**Exercise aim**
Reproduce all the lines below exactly and omit the images.

[Dataset records]
%%
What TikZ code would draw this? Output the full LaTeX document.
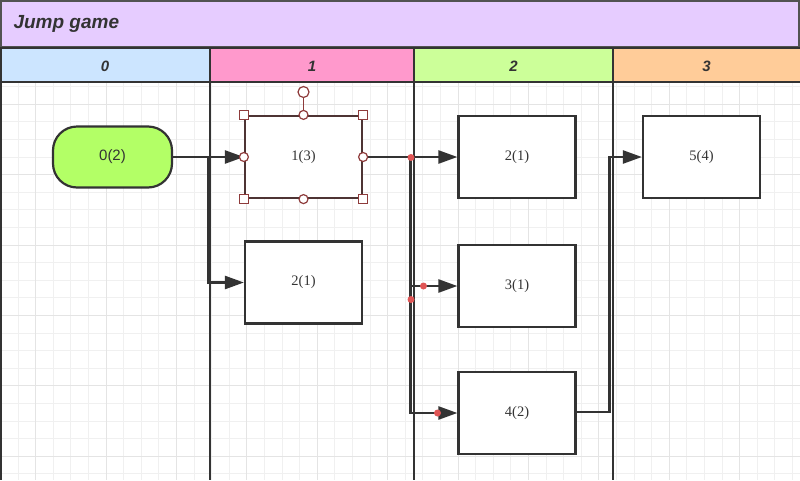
\documentclass[tikz,border=0pt]{standalone}
\usepackage{fontspec}
\setmainfont{Liberation Serif}
\newfontfamily\arialf{Liberation Sans}
\usetikzlibrary{arrows.meta}
\definecolor{linec}{HTML}{333333}
\definecolor{titlefill}{HTML}{E6CCFF}
\definecolor{laneA}{HTML}{CCE5FF}
\definecolor{laneB}{HTML}{FF99CC}
\definecolor{laneC}{HTML}{CCFF99}
\definecolor{laneD}{HTML}{FFCC99}
\definecolor{startfill}{HTML}{B3FF66}
\definecolor{selc}{HTML}{8E3B3B}
\definecolor{selbox}{HTML}{4E3434}
\definecolor{dotc}{HTML}{E05555}
\definecolor{gminor}{HTML}{F0F0F0}
\definecolor{gmajor}{HTML}{E4E4E4}
\begin{document}
\begin{tikzpicture}[x=1pt,y=-1pt,
  gridminor/.style={draw=gminor,line width=1pt},
  gridmajor/.style={draw=gmajor,line width=1pt},
  lanesep/.style={draw=linec,line width=2.5pt},
  headcell/.style={draw=linec,line width=2pt},
  headtext/.style={font=\arialf\bfseries\itshape\fontsize{15}{17}\selectfont,text=linec},
  box/.style={draw=linec,line width=2.2pt,fill=white,minimum width=117pt,minimum height=82pt,inner sep=0pt,font=\fontsize{14.5}{16}\selectfont,text=linec},
  startbox/.style={draw=linec,line width=2.2pt,fill=startfill,minimum width=119pt,minimum height=61pt,rounded corners=24pt,inner sep=0pt,font=\arialf\fontsize{15}{17}\selectfont,text=linec},
  edge/.style={draw=linec,line width=2.5pt,-{Triangle[length=19pt,width=13pt]}},
  hsq/.style={draw=selc,fill=white,line width=1.2pt,minimum size=9pt,inner sep=0pt,shape=rectangle},
  hci/.style={draw=selc,fill=white,line width=1.2pt,minimum size=9pt,inner sep=0pt,shape=circle},
  rdot/.style={fill=dotc,draw=none,circle,minimum size=7pt,inner sep=0pt}
]
\useasboundingbox (0,0) rectangle (800,480);
\fill[white] (0,0) rectangle (800,480);
% grid
\begin{scope}
\clip (0,82) rectangle (800,480);
\foreach \i in {0,...,45} {\pgfmathsetmacro\gx{floor(0.5+17.6*\i)+0.5}\draw[gridminor] (\gx,82) -- (\gx,480);}
\foreach \i in {0,...,27} {\pgfmathsetmacro\gy{floor(16.3+17.6*\i)+0.5}\draw[gridminor] (0,\gy) -- (800,\gy);}
\foreach \i in {0,...,11} {\pgfmathsetmacro\gx{floor(35.7+70.4*\i)+0.5}\draw[gridmajor] (\gx,82) -- (\gx,480);}
\foreach \i in {0,...,6} {\pgfmathsetmacro\gy{floor(33.9+70.4*\i)+0.5}\draw[gridmajor] (0,\gy) -- (800,\gy);}
\end{scope}
% title bar
\path[draw=linec!85,line width=2pt,fill=titlefill] (1,1) rectangle (799,47);
\node[font=\arialf\bfseries\itshape\fontsize{19}{21}\selectfont,text=linec,anchor=west] (title) at (10,24) {Jump game};
% lane headers
\path[headcell,fill=laneA] (1,48) rectangle (210,82);
\path[headcell,fill=laneB] (210,48) rectangle (414,82);
\path[headcell,fill=laneC] (414,48) rectangle (613,82);
\path[headcell,fill=laneD] (613,48) rectangle (801,82);
\node[headtext] (l0) at (105,66) {0};
\node[headtext] (l1) at (312,66) {1};
\node[headtext] (l2) at (513.5,66) {2};
\node[headtext] (l3) at (706.5,66) {3};
% lane separators
\draw[lanesep] (1,48) -- (1,480);
\draw[lanesep] (210,48) -- (210,480);
\draw[lanesep] (414,48) -- (414,480);
\draw[lanesep] (613,48) -- (613,480);
% nodes
\node[startbox] (n0) at (112.5,157) {0(2)};
\node[box,draw=selbox] (n1) at (303.5,157) {1(3)};
\node[box] (n2a) at (303.5,282.5) {2(1)};
\node[box] (n2b) at (517,157) {2(1)};
\node[box] (n3) at (517,286) {3(1)};
\node[box] (n4) at (517,413) {4(2)};
\node[box] (n5) at (701.5,157) {5(4)};
% connectors
\coordinate (b0) at (208,157);
\coordinate (b1) at (410.5,157);
\coordinate (b2) at (609.5,412);
\draw[edge] (n0.east) -- (n1.west);
\draw[edge] (n0.east) -- (b0) |- (n2a.west);
\draw[edge] (n1.east) -- (n2b.west);
\draw[edge] (n1.east) -- (b1) |- (n3.west);
\draw[edge] (n1.east) -- (b1) |- (n4.west);
\draw[edge] (n4.east |- b2) -- (b2) |- (n5.west);
% waypoint dots
\node[rdot] (d1) at (411,157.5) {};
\node[rdot] (d2) at (423.5,286) {};
\node[rdot] (d3) at (411,299.5) {};
\node[rdot] (d4) at (437.5,413) {};
% selection handles
\draw[selc,line width=1.2pt] (n1.north) -- (303.5,97);
\node[hci,minimum size=11pt] (rot) at (303.5,92) {};
\node[hsq] (h1) at (n1.north west) {};
\node[hsq] (h2) at (n1.north east) {};
\node[hsq] (h3) at (n1.south west) {};
\node[hsq] (h4) at (n1.south east) {};
\node[hci] (h5) at (n1.north) {};
\node[hci] (h6) at (n1.south) {};
\node[hci] (h7) at (n1.west) {};
\node[hci] (h8) at (n1.east) {};
\end{tikzpicture}
\end{document}
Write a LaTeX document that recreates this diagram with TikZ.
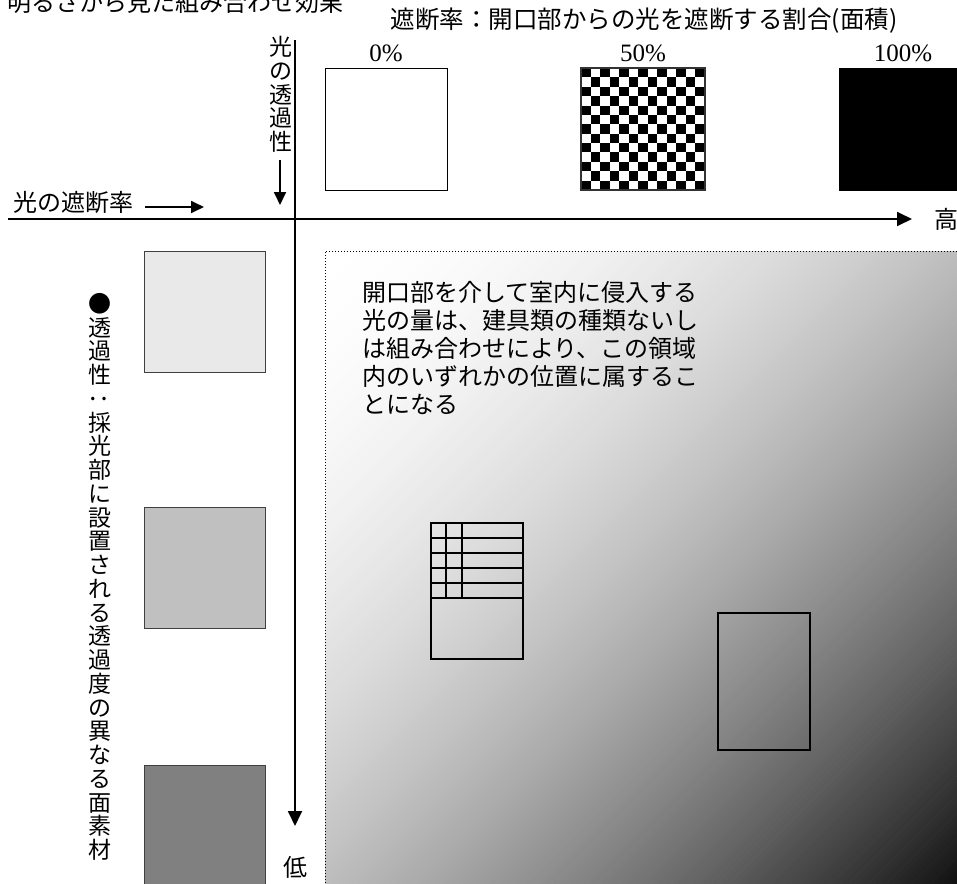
%%
**Completed exercise**
What TikZ code would draw this? Output the full LaTeX document.
\documentclass[tikz,border=0pt]{standalone}
\usepackage{fontspec}
\setmainfont{Liberation Serif}
\newfontfamily\arialf{Liberation Sans}
\usetikzlibrary{arrows.meta}
\definecolor{linec}{HTML}{333333}
\definecolor{titlefill}{HTML}{E6CCFF}
\definecolor{laneA}{HTML}{CCE5FF}
\definecolor{laneB}{HTML}{FF99CC}
\definecolor{laneC}{HTML}{CCFF99}
\definecolor{laneD}{HTML}{FFCC99}
\definecolor{startfill}{HTML}{B3FF66}
\definecolor{selc}{HTML}{8E3B3B}
\definecolor{selbox}{HTML}{4E3434}
\definecolor{dotc}{HTML}{E05555}
\definecolor{gminor}{HTML}{F0F0F0}
\definecolor{gmajor}{HTML}{E4E4E4}
\begin{document}
\begin{tikzpicture}[x=1pt,y=-1pt,
  gridminor/.style={draw=gminor,line width=1pt},
  gridmajor/.style={draw=gmajor,line width=1pt},
  lanesep/.style={draw=linec,line width=2.5pt},
  headcell/.style={draw=linec,line width=2pt},
  headtext/.style={font=\arialf\bfseries\itshape\fontsize{15}{17}\selectfont,text=linec},
  box/.style={draw=linec,line width=2.2pt,fill=white,minimum width=117pt,minimum height=82pt,inner sep=0pt,font=\fontsize{14.5}{16}\selectfont,text=linec},
  startbox/.style={draw=linec,line width=2.2pt,fill=startfill,minimum width=119pt,minimum height=61pt,rounded corners=24pt,inner sep=0pt,font=\arialf\fontsize{15}{17}\selectfont,text=linec},
  edge/.style={draw=linec,line width=2.5pt,-{Triangle[length=19pt,width=13pt]}},
  hsq/.style={draw=selc,fill=white,line width=1.2pt,minimum size=9pt,inner sep=0pt,shape=rectangle},
  hci/.style={draw=selc,fill=white,line width=1.2pt,minimum size=9pt,inner sep=0pt,shape=circle},
  rdot/.style={fill=dotc,draw=none,circle,minimum size=7pt,inner sep=0pt}
]
\useasboundingbox (0,0) rectangle (800,480);
\fill[white] (0,0) rectangle (800,480);
% grid
\begin{scope}
\clip (0,82) rectangle (800,480);
\foreach \i in {0,...,45} {\pgfmathsetmacro\gx{floor(0.5+17.6*\i)+0.5}\draw[gridminor] (\gx,82) -- (\gx,480);}
\foreach \i in {0,...,27} {\pgfmathsetmacro\gy{floor(16.3+17.6*\i)+0.5}\draw[gridminor] (0,\gy) -- (800,\gy);}
\foreach \i in {0,...,11} {\pgfmathsetmacro\gx{floor(35.7+70.4*\i)+0.5}\draw[gridmajor] (\gx,82) -- (\gx,480);}
\foreach \i in {0,...,6} {\pgfmathsetmacro\gy{floor(33.9+70.4*\i)+0.5}\draw[gridmajor] (0,\gy) -- (800,\gy);}
\end{scope}
% title bar
\path[draw=linec!85,line width=2pt,fill=titlefill] (1,1) rectangle (799,47);
\node[font=\arialf\bfseries\itshape\fontsize{19}{21}\selectfont,text=linec,anchor=west] (title) at (10,24) {Jump game};
% lane headers
\path[headcell,fill=laneA] (1,48) rectangle (210,82);
\path[headcell,fill=laneB] (210,48) rectangle (414,82);
\path[headcell,fill=laneC] (414,48) rectangle (613,82);
\path[headcell,fill=laneD] (613,48) rectangle (801,82);
\node[headtext] (l0) at (105,66) {0};
\node[headtext] (l1) at (312,66) {1};
\node[headtext] (l2) at (513.5,66) {2};
\node[headtext] (l3) at (706.5,66) {3};
% lane separators
\draw[lanesep] (1,48) -- (1,480);
\draw[lanesep] (210,48) -- (210,480);
\draw[lanesep] (414,48) -- (414,480);
\draw[lanesep] (613,48) -- (613,480);
% nodes
\node[startbox] (n0) at (112.5,157) {0(2)};
\node[box,draw=selbox] (n1) at (303.5,157) {1(3)};
\node[box] (n2a) at (303.5,282.5) {2(1)};
\node[box] (n2b) at (517,157) {2(1)};
\node[box] (n3) at (517,286) {3(1)};
\node[box] (n4) at (517,413) {4(2)};
\node[box] (n5) at (701.5,157) {5(4)};
% connectors
\coordinate (b0) at (208,157);
\coordinate (b1) at (410.5,157);
\coordinate (b2) at (609.5,412);
\draw[edge] (n0.east) -- (n1.west);
\draw[edge] (n0.east) -- (b0) |- (n2a.west);
\draw[edge] (n1.east) -- (n2b.west);
\draw[edge] (n1.east) -- (b1) |- (n3.west);
\draw[edge] (n1.east) -- (b1) |- (n4.west);
\draw[edge] (n4.east |- b2) -- (b2) |- (n5.west);
% waypoint dots
\node[rdot] (d1) at (411,157.5) {};
\node[rdot] (d2) at (423.5,286) {};
\node[rdot] (d3) at (411,299.5) {};
\node[rdot] (d4) at (437.5,413) {};
% selection handles
\draw[selc,line width=1.2pt] (n1.north) -- (303.5,97);
\node[hci,minimum size=11pt] (rot) at (303.5,92) {};
\node[hsq] (h1) at (n1.north west) {};
\node[hsq] (h2) at (n1.north east) {};
\node[hsq] (h3) at (n1.south west) {};
\node[hsq] (h4) at (n1.south east) {};
\node[hci] (h5) at (n1.north) {};
\node[hci] (h6) at (n1.south) {};
\node[hci] (h7) at (n1.west) {};
\node[hci] (h8) at (n1.east) {};
\end{tikzpicture}
\end{document}
Write a LaTeX document that recreates this diagram with TikZ.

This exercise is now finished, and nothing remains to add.